▶ [Work instructions] Across the entries below, how many lines contain the word "with"? Give the number alone.

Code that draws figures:
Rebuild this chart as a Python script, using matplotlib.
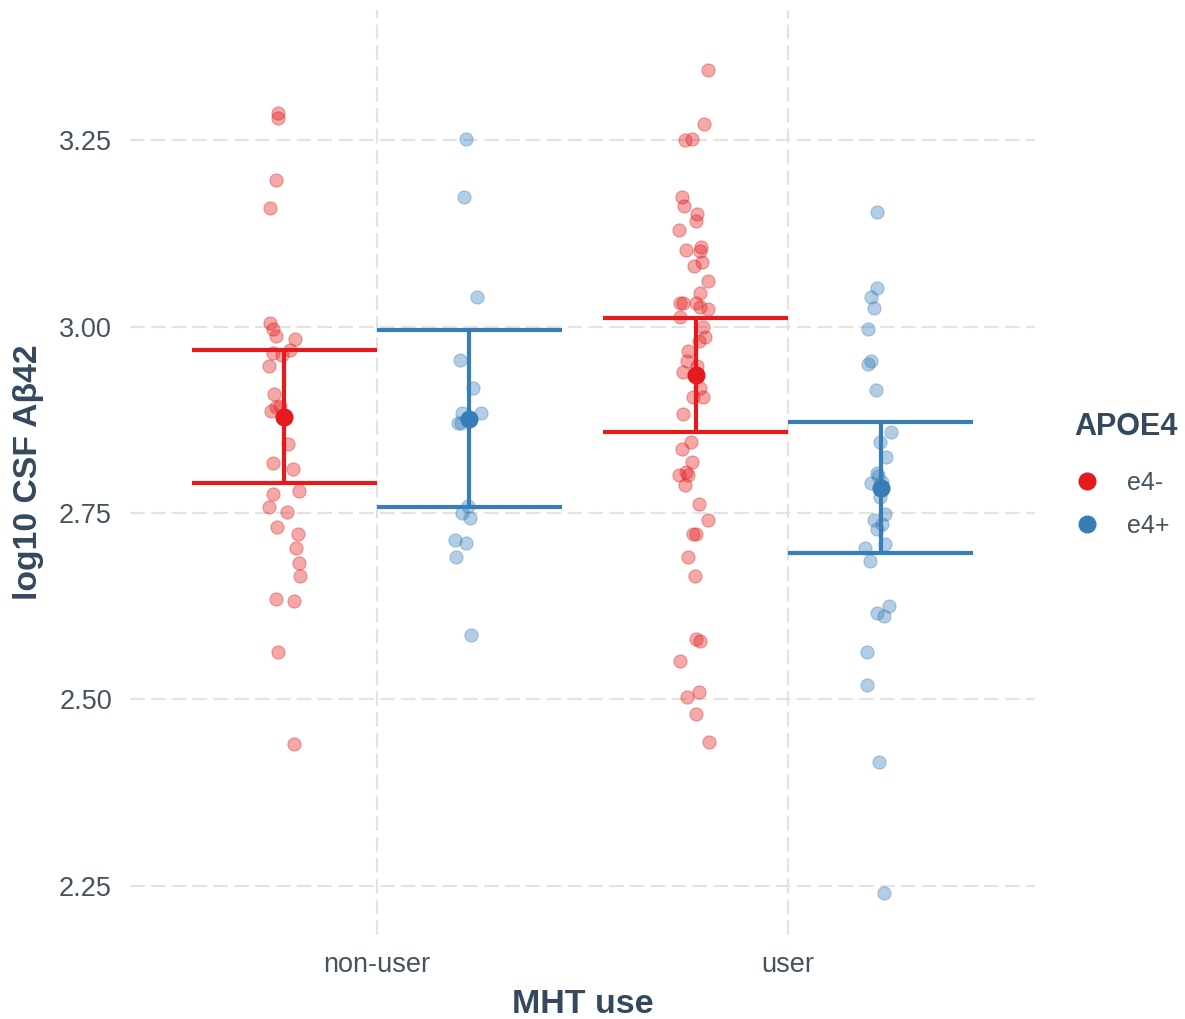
import matplotlib
matplotlib.use("Agg")
import matplotlib.pyplot as plt
from matplotlib.lines import Line2D

plt.rcParams['font.family'] = ['Liberation Sans', 'DejaVu Sans']

groups = ["non-user", "user"]
apoe = ["e4-", "e4+"]
colors = {"e4-": "#E41A1C", "e4+": "#377EB8"}

# log10 CSF Abeta42 per participant, with small horizontal jitter per point
nonuser_neg = [3.286, 3.279, 3.196, 3.159, 3.005, 2.996, 2.987, 2.983, 2.965, 2.962,
               2.969, 2.947, 2.910, 2.887, 2.892, 2.893, 2.843, 2.817, 2.809, 2.776,
               2.780, 2.758, 2.752, 2.731, 2.722, 2.703, 2.683, 2.665, 2.635, 2.632,
               2.564, 2.440]
nonuser_neg_jit = [-0.016, -0.015, -0.020, -0.034, -0.035, -0.027, -0.019, 0.026, -0.027, -0.006,
                   0.015, -0.036, -0.026, -0.032, -0.020, -0.011, 0.008, -0.027, 0.021, -0.028,
                   0.036, -0.036, 0.006, -0.018, 0.033, 0.028, 0.036, 0.038, -0.020, 0.024,
                   -0.015, 0.024]

nonuser_pos = [3.251, 3.174, 3.039, 2.955, 2.918, 2.884, 2.884, 2.871, 2.871, 2.759,
               2.750, 2.743, 2.714, 2.710, 2.691, 2.587]
nonuser_pos_jit = [-0.007, -0.014, 0.018, -0.024, 0.010, -0.017, 0.029, -0.028, -0.021, -0.003,
                   -0.017, 0.002, -0.036, -0.009, -0.032, 0.005]

user_neg = [3.344, 3.272, 3.250, 3.251, 3.173, 3.161, 3.151, 3.141, 3.129, 3.107,
            3.103, 3.101, 3.086, 3.081, 3.061, 3.045, 3.031, 3.031, 3.032, 3.026,
            3.024, 3.013, 2.999, 2.986, 2.981, 2.967, 2.954, 2.947, 2.939, 2.918,
            2.905, 2.906, 2.883, 2.845, 2.836, 2.818, 2.805, 2.801, 2.801, 2.787,
            2.762, 2.740, 2.722, 2.722, 2.691, 2.666, 2.581, 2.579, 2.551, 2.510,
            2.503, 2.480, 2.443]
user_neg_jit = [0.030, 0.020, -0.027, -0.009, -0.033, -0.029, 0.004, 0.001, -0.040, 0.014,
                -0.024, 0.011, 0.016, -0.005, 0.029, 0.010, -0.037, -0.030, 0.001, 0.011,
                0.031, -0.037, 0.017, 0.023, 0.008, -0.018, -0.021, 0.003, -0.031, 0.010,
                -0.006, 0.017, -0.031, -0.011, -0.032, -0.009, -0.023, -0.041, -0.018, -0.027,
                0.008, 0.031, -0.006, 0.000, -0.019, -0.001, 0.001, 0.011, -0.038, 0.008,
                -0.021, 0.001, 0.033]

user_pos = [3.153, 3.051, 3.039, 3.025, 2.997, 2.954, 2.950, 2.915, 2.858, 2.845,
            2.825, 2.803, 2.800, 2.790, 2.792, 2.772, 2.749, 2.741, 2.735, 2.728,
            2.708, 2.703, 2.686, 2.625, 2.616, 2.612, 2.564, 2.520, 2.416, 2.240]
user_pos_jit = [-0.009, -0.010, -0.024, -0.016, -0.032, -0.024, -0.031, -0.011, 0.025, -0.002,
                0.012, -0.009, -0.007, -0.024, 0.002, -0.002, 0.010, -0.016, 0.002, -0.008,
                0.010, -0.038, -0.026, 0.020, -0.010, 0.009, -0.033, -0.033, -0.004, 0.007]

# estimated means and interval limits, order: (non-user e4-, non-user e4+, user e4-, user e4+)
est_mean = [2.879, 2.876, 2.935, 2.783]
est_lower = [2.790, 2.758, 2.858, 2.696]
est_upper = [2.969, 2.995, 3.012, 2.872]

raw = [(nonuser_neg, nonuser_neg_jit), (nonuser_pos, nonuser_pos_jit),
       (user_neg, user_neg_jit), (user_pos, user_pos_jit)]

dodge = 0.225
cap = 0.225

fig = plt.figure(figsize=(11.85, 10.19), dpi=100)
ax = fig.add_axes([130 / 1185, 1 - 935 / 1019, 905 / 1185, 925 / 1019])

k = 0
for gi, g in enumerate(groups):
    for ai, a in enumerate(apoe):
        xc = gi + 1 + (-dodge if ai == 0 else dodge)
        vals, jit = raw[k]
        col = colors[a]
        ax.scatter([xc + j for j in jit], vals, s=90, color=col, alpha=0.38,
                   edgecolors=col, linewidths=0.8, zorder=3)
        ax.vlines(xc, est_lower[k], est_upper[k], color=col, lw=3.0, zorder=4)
        ax.hlines([est_lower[k], est_upper[k]], xc - cap, xc + cap, color=col, lw=3.0, zorder=4)
        ax.scatter([xc], [est_mean[k]], s=170, color=col, zorder=5, linewidths=0)
        k += 1

ax.set_xlim(0.4, 2.6)
ax.set_ylim(2.1843, 3.4243)
ax.set_xticks([1, 2])
ax.set_xticklabels(groups)
ax.set_yticks([2.25, 2.50, 2.75, 3.00, 3.25])
ax.set_yticklabels(["2.25", "2.50", "2.75", "3.00", "3.25"])

for s in ax.spines.values():
    s.set_visible(False)
ax.tick_params(length=0, labelsize=19.5, labelcolor="#45535f")
ax.tick_params(axis='y', pad=13)
ax.tick_params(axis='x', pad=12)
ax.grid(True, color="#e3e3e3", lw=1.5, linestyle=(0, (7, 3)), zorder=0)
ax.set_axisbelow(True)

ax.set_xlabel("MHT use", fontsize=24.5, fontweight="bold", color="#34495e", labelpad=8)
ax.set_ylabel("log10 CSF Aβ42", fontsize=24.3, fontweight="bold", color="#34495e", labelpad=11)

handles = [Line2D([], [], marker="o", ls="", color=colors[a], markersize=12) for a in apoe]
leg = fig.legend(handles, apoe, title="APOE4", loc="center left",
                 bbox_to_anchor=(1052 / 1185, 1 - 475 / 1019), frameon=False,
                 fontsize=18, title_fontproperties={"weight": "bold", "size": 22},
                 handlelength=1.0, handletextpad=1.1, labelspacing=0.75, alignment="left")
leg._legend_box.sep = 21
leg.get_title().set_color("#34495e")
for t in leg.get_texts():
    t.set_color("#45535f")

fig.savefig("out.png", dpi=100, facecolor="white")
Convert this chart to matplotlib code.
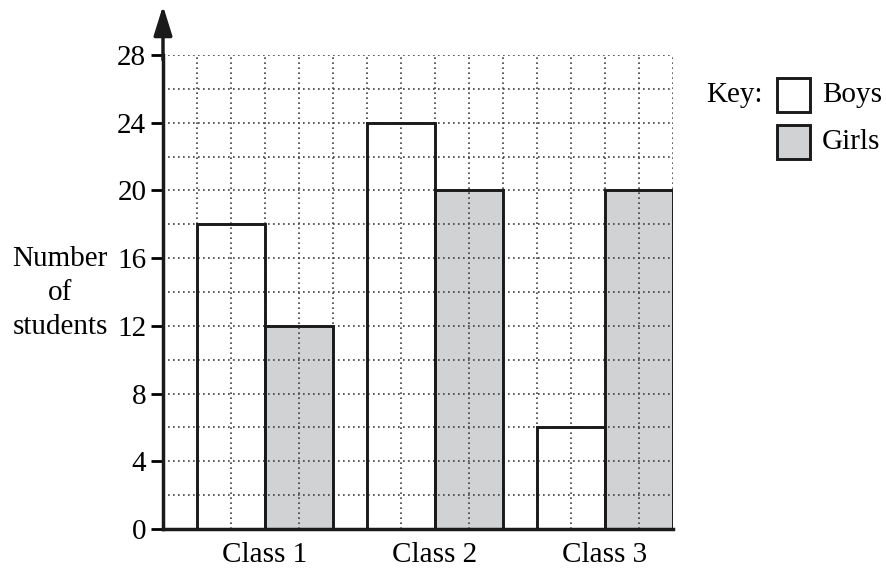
import numpy as np
import matplotlib
matplotlib.use("Agg")
import matplotlib.pyplot as plt
from matplotlib.patches import Rectangle

plt.rcParams['font.family'] = ['Liberation Serif', 'DejaVu Serif']
plt.rcParams['font.size'] = 21

classes = ['Class 1', 'Class 2', 'Class 3']
boys = [18, 24, 6]
girls = [12, 20, 20]
y_ticks = [0, 4, 8, 12, 16, 20, 24, 28]

W, H = 887, 573
fig = plt.figure(figsize=(W / 100, H / 100), dpi=100)
ax = fig.add_axes([163 / W, 1 - 529 / H, 510 / W, (529 - 55) / H])

centers = np.array([3, 8, 13])
girl_grey = '#d1d2d4'

# fills first, grid over them, then outlines on top
ax.bar(centers - 1, boys, width=2, color='white', zorder=1)
ax.bar(centers + 1, girls, width=2, color=girl_grey, zorder=1)
ax.bar(centers - 1, boys, width=2, fill=False, edgecolor='#1a1a1a', linewidth=2.1, zorder=3)
ax.bar(centers + 1, girls, width=2, fill=False, edgecolor='#1a1a1a', linewidth=2.1, zorder=3)

ax.set_xlim(0, 15)
ax.set_ylim(0, 28)
ax.set_xticks(centers)
ax.set_xticklabels(classes)
ax.set_xticks(np.arange(1, 16), minor=True)
ax.set_yticks(y_ticks)
ax.set_yticks(np.arange(2, 29, 2), minor=True)
ax.tick_params(axis='x', which='both', length=0, pad=9)
ax.tick_params(axis='y', which='major', length=9, width=2, direction='out', pad=3)
ax.tick_params(axis='y', which='minor', length=0)

ax.set_axisbelow(False)
ax.grid(True, which='both', linestyle=(0, (1, 2)), linewidth=1.2, color='#404040')
for gl in ax.get_xgridlines() + ax.get_ygridlines():
    gl.set_zorder(2)

for s in ['top', 'right']:
    ax.spines[s].set_visible(False)
for s in ['left', 'bottom']:
    ax.spines[s].set_linewidth(2.5)
    ax.spines[s].set_color('#1a1a1a')
    ax.spines[s].set_zorder(4)

# arrow at the top of the y axis
ax.annotate('', xy=(0, 1.104), xytext=(0, 0.99), xycoords='axes fraction',
            arrowprops=dict(arrowstyle='-|>,head_length=0.9,head_width=0.28',
                            mutation_scale=20, color='#1a1a1a', lw=2.5,
                            shrinkA=0, shrinkB=0), annotation_clip=False)

fig.text(60 / W, 1 - 293 / H, 'Number\nof\nstudents', ha='center', va='center',
         linespacing=1.42)

# key
fig.text(706 / W, 1 - 95 / H, 'Key:', ha='left', va='center')
fig.patches.append(Rectangle((777 / W, 1 - 112 / H), 33 / W, 34 / H, transform=fig.transFigure,
                             facecolor='white', edgecolor='#1a1a1a', linewidth=2.1))
fig.patches.append(Rectangle((777 / W, 1 - 159 / H), 33 / W, 34 / H, transform=fig.transFigure,
                             facecolor=girl_grey, edgecolor='#1a1a1a', linewidth=2.1))
fig.text(822 / W, 1 - 95 / H, 'Boys', ha='left', va='center')
fig.text(822 / W, 1 - 142 / H, 'Girls', ha='left', va='center')

fig.savefig('out.png', dpi=100)
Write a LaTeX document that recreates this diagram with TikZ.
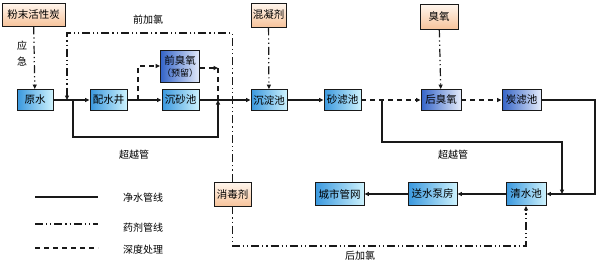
\documentclass[tikz,border=0pt]{standalone}
\usepackage{fontspec}
\newfontfamily\cjk{Noto Sans CJK SC}
\usetikzlibrary{arrows.meta}
\definecolor{bdark}{RGB}{58,152,222}
\definecolor{blight}{RGB}{205,242,253}
\definecolor{ddark}{RGB}{52,100,200}
\definecolor{dlight}{RGB}{228,235,250}
\definecolor{otop}{RGB}{255,246,238}
\definecolor{obot}{RGB}{247,196,156}
\definecolor{lc}{RGB}{25,25,25}
\tikzset{
  base/.style={draw=lc, line width=0.9pt, inner sep=0pt, font=\cjk\fontsize{10.5}{12}\selectfont, align=center},
  bbox/.style={base, left color=bdark, right color=blight},
  dbox/.style={base, left color=ddark, right color=dlight},
  obox/.style={base, top color=otop, bottom color=obot},
  lbl/.style={font=\cjk\fontsize{10}{12}\selectfont, inner sep=0pt},
  tip/.style={-{Triangle[length=4.5pt,width=4pt]}},
  pipe/.style={draw=lc, line width=1.2pt},
  chem/.style={draw=lc, line width=1.2pt, dash pattern=on 8pt off 3pt on 1.2pt off 3pt on 1.2pt off 3pt},
  deep/.style={draw=lc, line width=1.2pt, dash pattern=on 5pt off 4pt},
}
\begin{document}
\begin{tikzpicture}[x=1pt,y=-1pt]
\useasboundingbox (0,0) rectangle (600,268);
% nodes
\node[obox, minimum width=63pt, minimum height=23pt] (pac) at (33.5,14.5) {粉末活性炭};
\node[bbox, minimum width=36pt, minimum height=21pt] (yuan) at (35,100) {原水};
\node[bbox, minimum width=37pt, minimum height=21pt] (peis) at (108.5,100) {配水井};
\node[dbox, minimum width=39pt, minimum height=32pt] (qcy) at (180,66) {前臭氧\\{\fontsize{9}{10}\selectfont （预留）}};
\node[bbox, minimum width=37pt, minimum height=21pt] (chs) at (180.5,100) {沉砂池};
\node[obox, minimum width=35pt, minimum height=24pt] (hnj) at (268.5,15) {混凝剂};
\node[bbox, minimum width=36pt, minimum height=21pt] (chd) at (269,100) {沉淀池};
\node[bbox, minimum width=37pt, minimum height=21pt] (shl) at (342.5,100) {砂滤池};
\node[obox, minimum width=38pt, minimum height=25pt] (cy) at (439,16.5) {臭氧};
\node[dbox, minimum width=40pt, minimum height=21pt] (hcy) at (441,100) {后臭氧};
\node[dbox, minimum width=39pt, minimum height=21pt] (tl) at (521.5,100) {炭滤池};
\node[bbox, minimum width=40pt, minimum height=23pt] (qs) at (526,194) {清水池};
\node[bbox, minimum width=49pt, minimum height=23pt] (ss) at (432.5,194) {送水泵房};
\node[bbox, minimum width=49pt, minimum height=23pt] (city) at (339.5,194) {城市管网};
\node[obox, minimum width=37pt, minimum height=24pt] (xdj) at (232.5,194) {消毒剂};
% coordinates
\coordinate (qjl1) at (232.5,33);
\coordinate (qjl2) at (67,33);
\coordinate (qjl3) at (67,100);
\coordinate (hjl1) at (232.5,246);
\coordinate (hjl2) at (526,246);
\coordinate (b1a) at (73,100);
\coordinate (b1b) at (73,137);
\coordinate (b1c) at (218,137);
\coordinate (b1d) at (218,100);
\coordinate (dq1) at (138,100);
\coordinate (dq2) at (218,68);
\coordinate (b2a) at (382,100);
\coordinate (b2b) at (382,142);
\coordinate (b2c) at (562,142);
\coordinate (b2d) at (562,194);
\coordinate (tr) at (595,100);
\coordinate (tr2) at (595,194);
% main pipes
\draw[pipe, tip] (yuan) -- (peis);
\draw[pipe, tip] (peis) -- (chs);
\draw[pipe, tip] (chs) -- (chd);
\draw[pipe, tip] (chd) -- (shl);
\draw[pipe, tip] (b1a) -- (b1b) -- (b1c) -- (b1d);
\draw[pipe, tip] (tl.east) -- (tr) -- (tr2) -- (qs.east);
\draw[pipe, tip] (b2a) -- (b2b) -- (b2c) -- (b2d);
\draw[pipe, tip] (qs) -- (ss);
\draw[pipe, tip] (ss) -- (city);
% deep treatment
\draw[deep, tip] (dq1) |- (qcy.west);
\draw[deep, tip] (qcy.east |- dq2) -- (dq2);
\draw[deep] (dq2) -- (b1d);
\draw[deep, tip] (shl) -- (hcy);
\draw[deep, tip] (hcy) -- (tl);
% chemicals
\draw[chem, tip] (pac) -- (yuan);
\draw[chem, tip] (hnj) -- (chd);
\draw[chem, tip] (cy) -- (hcy);
\draw[chem, tip] (xdj.north) -- (qjl1) -- (qjl2) -- (qjl3);
\draw[chem, tip] (xdj.south) -- (hjl1) -- (hjl2) -- (qs.south);
% labels
\node[lbl] (ying) at (22,46) {应};
\node[lbl] (ji) at (22,62) {急};
\node[lbl] (qjl) at (148,20) {前加氯};
\node[lbl] (cyg1) at (134,155) {超越管};
\node[lbl] (cyg2) at (453,155) {超越管};
\node[lbl] (hjl) at (360,256) {后加氯};
% legend
\coordinate (l1a) at (35,197); \coordinate (l1b) at (98,197);
\coordinate (l2a) at (35,224); \coordinate (l2b) at (98,224);
\coordinate (l3a) at (35,248); \coordinate (l3b) at (98,248);
\draw[pipe] (l1a) -- (l1b);
\draw[chem] (l2a) -- (l2b);
\draw[deep] (l3a) -- (l3b);
\node[lbl] (lg1) at (143,198) {净水管线};
\node[lbl] (lg2) at (143,228) {药剂管线};
\node[lbl] (lg3) at (143,250) {深度处理};
\end{tikzpicture}
\end{document}
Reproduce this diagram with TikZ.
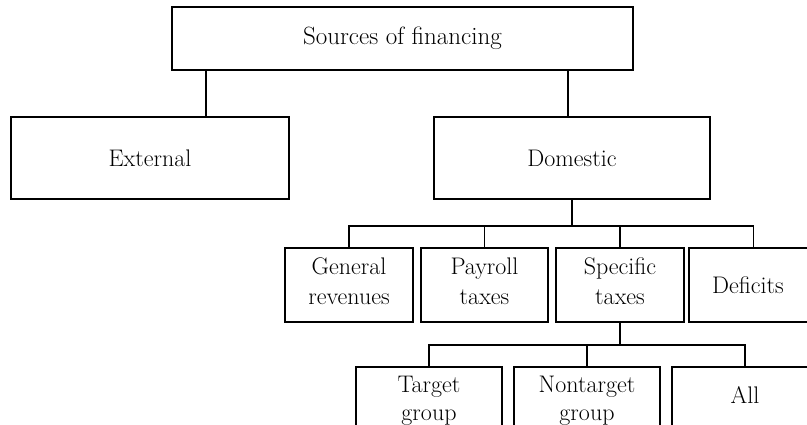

▶ [Output of the task] 3